1.Deus já demonstrara o seu poder

Ninguém conseguira interpretar o sonho do rei; somente Daniel o pôde pela misericórdia de Deus. O próprio rei reconhecera a Majestade de Deus (Dn 2.47). Agora, o rei vem com aquela pergunta desafiante: “E quem é o deus que vos poderá livrar das minhas mãos?” (Dn 3.15). A esta pergunta não cabia resposta: Se o rei não se convencera pelo que já tinha visto era melhor se calar. O rei não teria mais palavras, teria uma prova definitiva.

Meus irmãos, o mesmo pode acontecer conosco: Deus tem demonstrado o seu poder, a sua misericórdia, temos sido alvos especiais do seu cuidado e providência, no entanto nos esquecemos disso tudo e, quando a situação se torna diferente, mais favorável a nós, pensamos que somos autossuficientes e ousamos desafiar a Deus de forma direta ou indireta. É necessário que não confundamos os recursos que Deus nos fornece com a nossa suposta suficiência. É preciso saber discernir bem a ocasião: a hora de falar e de calar.

Para aqueles jovens a soberania de Deus não era assunto para mero arrazoado, era questão de vida ou morte. Com Deus não se brinca; eles não estavam dispostos a simplesmente empreender um debate sobre a soberania de Deus após Ele mesmo ter dado provas suficientes do seu poder.

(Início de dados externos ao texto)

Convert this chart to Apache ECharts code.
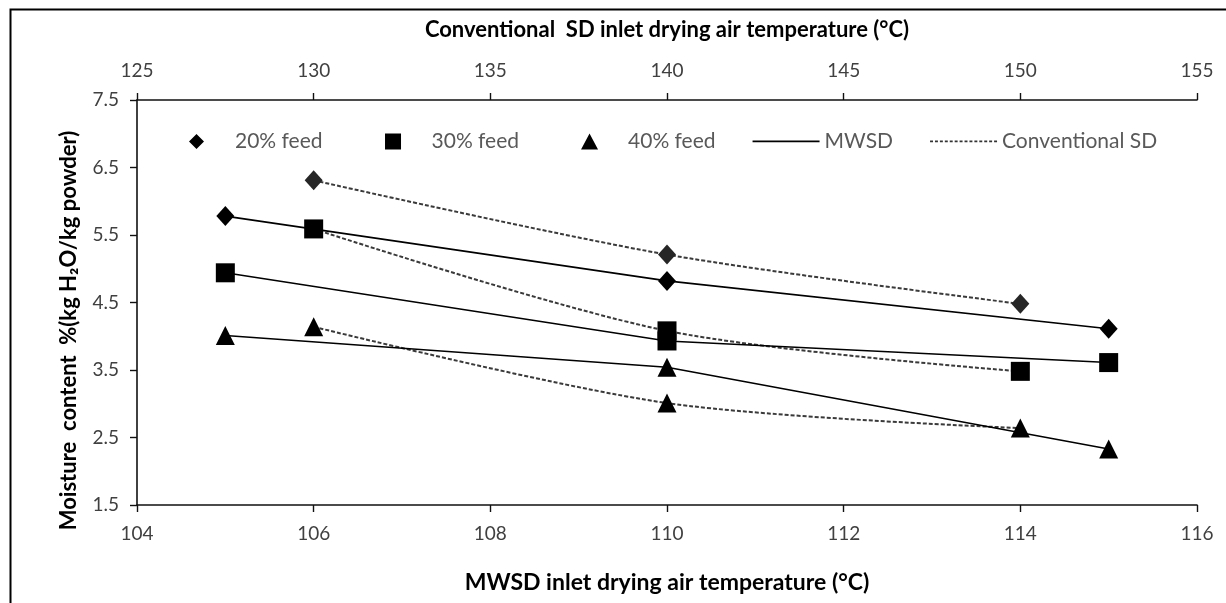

2. Deus age como lhe apraz

Sadraque, Mesaque e Abede-Nego não sabiam se sobreviveriam à condenação do rei, no entanto, tinham certeza de que Deus se assim o quisesse (poder ordenado), nada nem ninguém poderia impedir-lhe (poder absoluto). Estes jovens conheciam o seu Deus de forma que sabiam que Ele tinha poder absoluto para livrá-los; contudo, o que eles não poderiam fazer, e de fato não fizeram, era declarar levianamente que Deus os livraria.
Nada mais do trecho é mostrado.